5th Stretch Yourself Mentally
Challenging yourself and learning something new has been proven to help with self esteem issues. Achievements, big or small, have a massive impact on how you perceive your own progression and worth. Lockdown has been dull for many of us, so find something to inspire you. Pick a challenge and then break it down into small achievable chunks. Celebrate each milestone, giving you a real sense of meaning and achievement, here are her personal recommends:
- Try something new – ‘I have just taken up wild swimming and I love it!’
- Start couch to 5k, or an online dance class, or try a new sport. ’I have patients with advancing years who regularly body board, do martial arts and roller skate!’
- Make time for that book you’ve been meaning to read rather than endless screen time.
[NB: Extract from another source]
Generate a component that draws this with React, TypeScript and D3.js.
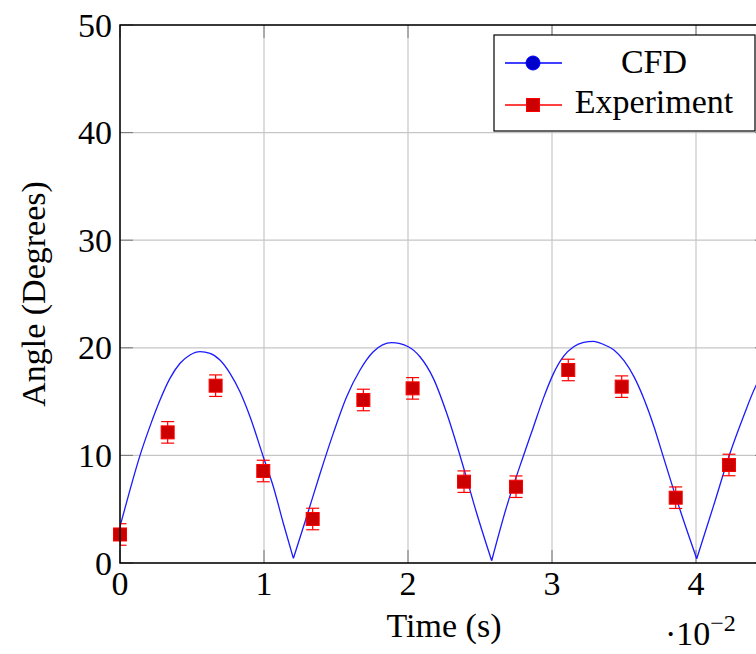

- Or keep it simple – Learn how to make a better cup of coffee or pick a new recipe each week.
6th Manage Stress
Work-related stress and mental illness accounts for over half of work absences – and costs British businesses an estimated £26 billion per annum. Dr Butler comments that people attending with stress related illnesses can dominate her general practice day, especially this year. Short term stress increases increased blood pressure and heart rate and the long term affects can lead to heart disease, strokes, diabetes and even weaken the immune system. Its worth everyone addressing, either in preventive or managing strategies.
Dr Butlers top tips for managing stress:
- Work is work, and home is home. Working from home can blur these lines of delineation and you have to firmly put them back into place.
- Take a few moments everyday to really focus on what’s important in your life and what really matters. Get your work life into perspective and set yourself a personal hierarchy of what you do have to address and what’s not worth your energy.
- Identify your stress triggers and put strategies in place to help manage and alleviate them.
- Stop for a few minutes when you can and breathe deeply. Take in a view. Go outside and look up at the sky, anything that centres you.
Dr Butler explains this is just the fancy term for thinking about your environment, where the actual furniture should go, where you should sit, where the best light is, how high your table should be and where will your PC or laptop sit. Instead of arranging things how they ‘look best’, you must actually think about what will ‘work best’ for you. Repetitive strain injury (RSI) is really common in the office and is where small innocuous repetitive movements over time cause pain and inflammation in joints – often wrist and hands but also necks and shoulders. Badly designed seating, older style keyboards and awkward movements with a mouse are common causes. Use the internet to explore this and consult your GP if you think there is a problem.
- You want good lighting but don’t sit in direct sunlight. You need to have a table which is the right height in comparison with your chair.
- Ensuring you have an adjustable height chair is crucial to getting this part right.
- Make sure your armrests can slide underneath the tabletop so you can sit comfortably within reach of the keyboard. Avoid putting pressure from your elbows all day on arm rests or the desk.
- Make sure your feet can be placed flat on the ground and at a slight downward angle. Chairs which have sloped adjustable seats which move with your body give the optimum health benefits.
- Don’t be cramped – if you need to move furniture out of your workspace, do so, you are going to spending a lot of your time here!